[Code that draws figures]
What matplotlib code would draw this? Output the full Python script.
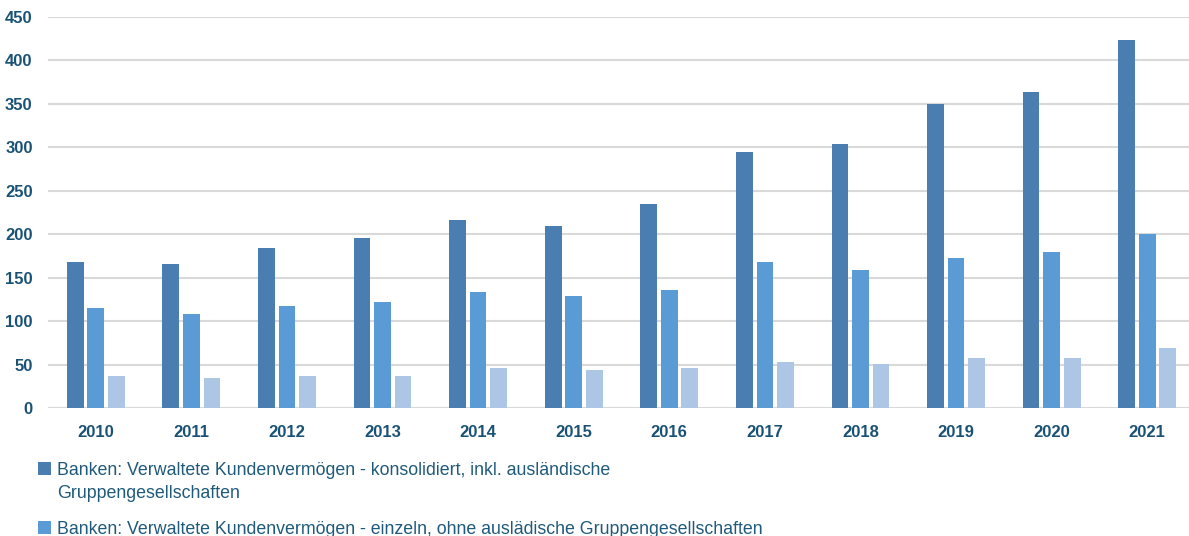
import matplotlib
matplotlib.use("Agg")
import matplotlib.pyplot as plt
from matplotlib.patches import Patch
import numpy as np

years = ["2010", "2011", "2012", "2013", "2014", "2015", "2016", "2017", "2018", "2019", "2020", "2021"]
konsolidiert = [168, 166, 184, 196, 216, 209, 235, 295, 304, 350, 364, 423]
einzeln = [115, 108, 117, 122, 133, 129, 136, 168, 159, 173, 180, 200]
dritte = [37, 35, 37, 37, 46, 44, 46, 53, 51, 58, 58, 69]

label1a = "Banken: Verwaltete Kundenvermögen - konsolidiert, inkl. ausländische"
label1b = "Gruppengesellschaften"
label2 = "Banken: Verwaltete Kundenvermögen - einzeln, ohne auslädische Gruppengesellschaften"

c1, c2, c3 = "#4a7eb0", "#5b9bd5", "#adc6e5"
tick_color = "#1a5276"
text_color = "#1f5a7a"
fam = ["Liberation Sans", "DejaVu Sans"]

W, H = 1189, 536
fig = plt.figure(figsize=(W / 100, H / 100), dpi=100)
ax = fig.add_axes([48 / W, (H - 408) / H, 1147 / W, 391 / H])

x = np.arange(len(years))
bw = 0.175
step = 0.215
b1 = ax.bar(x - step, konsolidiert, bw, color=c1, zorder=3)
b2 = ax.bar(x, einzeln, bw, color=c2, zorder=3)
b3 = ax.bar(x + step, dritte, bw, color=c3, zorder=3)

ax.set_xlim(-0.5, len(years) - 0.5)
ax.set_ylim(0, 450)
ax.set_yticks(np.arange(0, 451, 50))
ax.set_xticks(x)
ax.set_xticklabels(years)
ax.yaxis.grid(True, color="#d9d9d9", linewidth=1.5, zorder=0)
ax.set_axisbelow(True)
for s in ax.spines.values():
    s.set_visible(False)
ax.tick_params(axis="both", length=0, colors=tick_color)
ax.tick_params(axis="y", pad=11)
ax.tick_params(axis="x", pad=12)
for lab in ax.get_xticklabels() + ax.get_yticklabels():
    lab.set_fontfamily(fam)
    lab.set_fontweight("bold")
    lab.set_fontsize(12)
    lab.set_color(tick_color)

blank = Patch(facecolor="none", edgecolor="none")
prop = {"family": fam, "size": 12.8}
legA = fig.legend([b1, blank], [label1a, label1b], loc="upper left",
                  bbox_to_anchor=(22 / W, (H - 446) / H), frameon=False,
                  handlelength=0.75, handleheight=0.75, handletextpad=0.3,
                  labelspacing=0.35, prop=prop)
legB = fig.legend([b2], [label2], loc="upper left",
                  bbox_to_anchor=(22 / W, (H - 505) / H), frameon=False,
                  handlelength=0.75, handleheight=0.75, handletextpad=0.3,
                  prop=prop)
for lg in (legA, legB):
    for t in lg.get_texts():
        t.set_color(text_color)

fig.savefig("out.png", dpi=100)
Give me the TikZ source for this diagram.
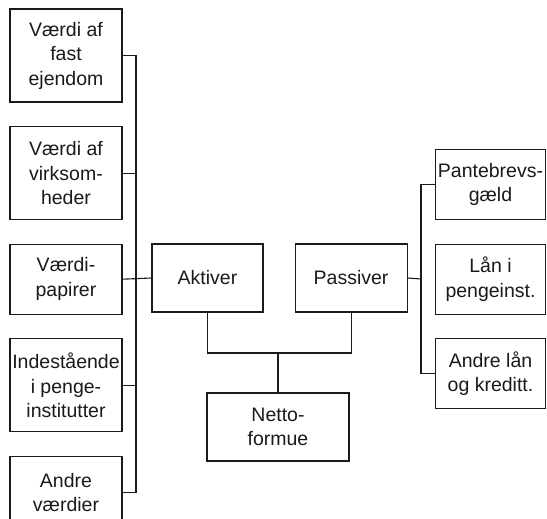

GOAL
Print out the material word for word, omitting the pictures.

THE RESULT
What matplotlib code would draw this? Output the full Python script.
import matplotlib
matplotlib.use("Agg")
import matplotlib.pyplot as plt
from matplotlib.patches import Patch
import numpy as np

years = ["2010", "2011", "2012", "2013", "2014", "2015", "2016", "2017", "2018", "2019", "2020", "2021"]
konsolidiert = [168, 166, 184, 196, 216, 209, 235, 295, 304, 350, 364, 423]
einzeln = [115, 108, 117, 122, 133, 129, 136, 168, 159, 173, 180, 200]
dritte = [37, 35, 37, 37, 46, 44, 46, 53, 51, 58, 58, 69]

label1a = "Banken: Verwaltete Kundenvermögen - konsolidiert, inkl. ausländische"
label1b = "Gruppengesellschaften"
label2 = "Banken: Verwaltete Kundenvermögen - einzeln, ohne auslädische Gruppengesellschaften"

c1, c2, c3 = "#4a7eb0", "#5b9bd5", "#adc6e5"
tick_color = "#1a5276"
text_color = "#1f5a7a"
fam = ["Liberation Sans", "DejaVu Sans"]

W, H = 1189, 536
fig = plt.figure(figsize=(W / 100, H / 100), dpi=100)
ax = fig.add_axes([48 / W, (H - 408) / H, 1147 / W, 391 / H])

x = np.arange(len(years))
bw = 0.175
step = 0.215
b1 = ax.bar(x - step, konsolidiert, bw, color=c1, zorder=3)
b2 = ax.bar(x, einzeln, bw, color=c2, zorder=3)
b3 = ax.bar(x + step, dritte, bw, color=c3, zorder=3)

ax.set_xlim(-0.5, len(years) - 0.5)
ax.set_ylim(0, 450)
ax.set_yticks(np.arange(0, 451, 50))
ax.set_xticks(x)
ax.set_xticklabels(years)
ax.yaxis.grid(True, color="#d9d9d9", linewidth=1.5, zorder=0)
ax.set_axisbelow(True)
for s in ax.spines.values():
    s.set_visible(False)
ax.tick_params(axis="both", length=0, colors=tick_color)
ax.tick_params(axis="y", pad=11)
ax.tick_params(axis="x", pad=12)
for lab in ax.get_xticklabels() + ax.get_yticklabels():
    lab.set_fontfamily(fam)
    lab.set_fontweight("bold")
    lab.set_fontsize(12)
    lab.set_color(tick_color)

blank = Patch(facecolor="none", edgecolor="none")
prop = {"family": fam, "size": 12.8}
legA = fig.legend([b1, blank], [label1a, label1b], loc="upper left",
                  bbox_to_anchor=(22 / W, (H - 446) / H), frameon=False,
                  handlelength=0.75, handleheight=0.75, handletextpad=0.3,
                  labelspacing=0.35, prop=prop)
legB = fig.legend([b2], [label2], loc="upper left",
                  bbox_to_anchor=(22 / W, (H - 505) / H), frameon=False,
                  handlelength=0.75, handleheight=0.75, handletextpad=0.3,
                  prop=prop)
for lg in (legA, legB):
    for t in lg.get_texts():
        t.set_color(text_color)

fig.savefig("out.png", dpi=100)
Give me the TikZ source for this diagram.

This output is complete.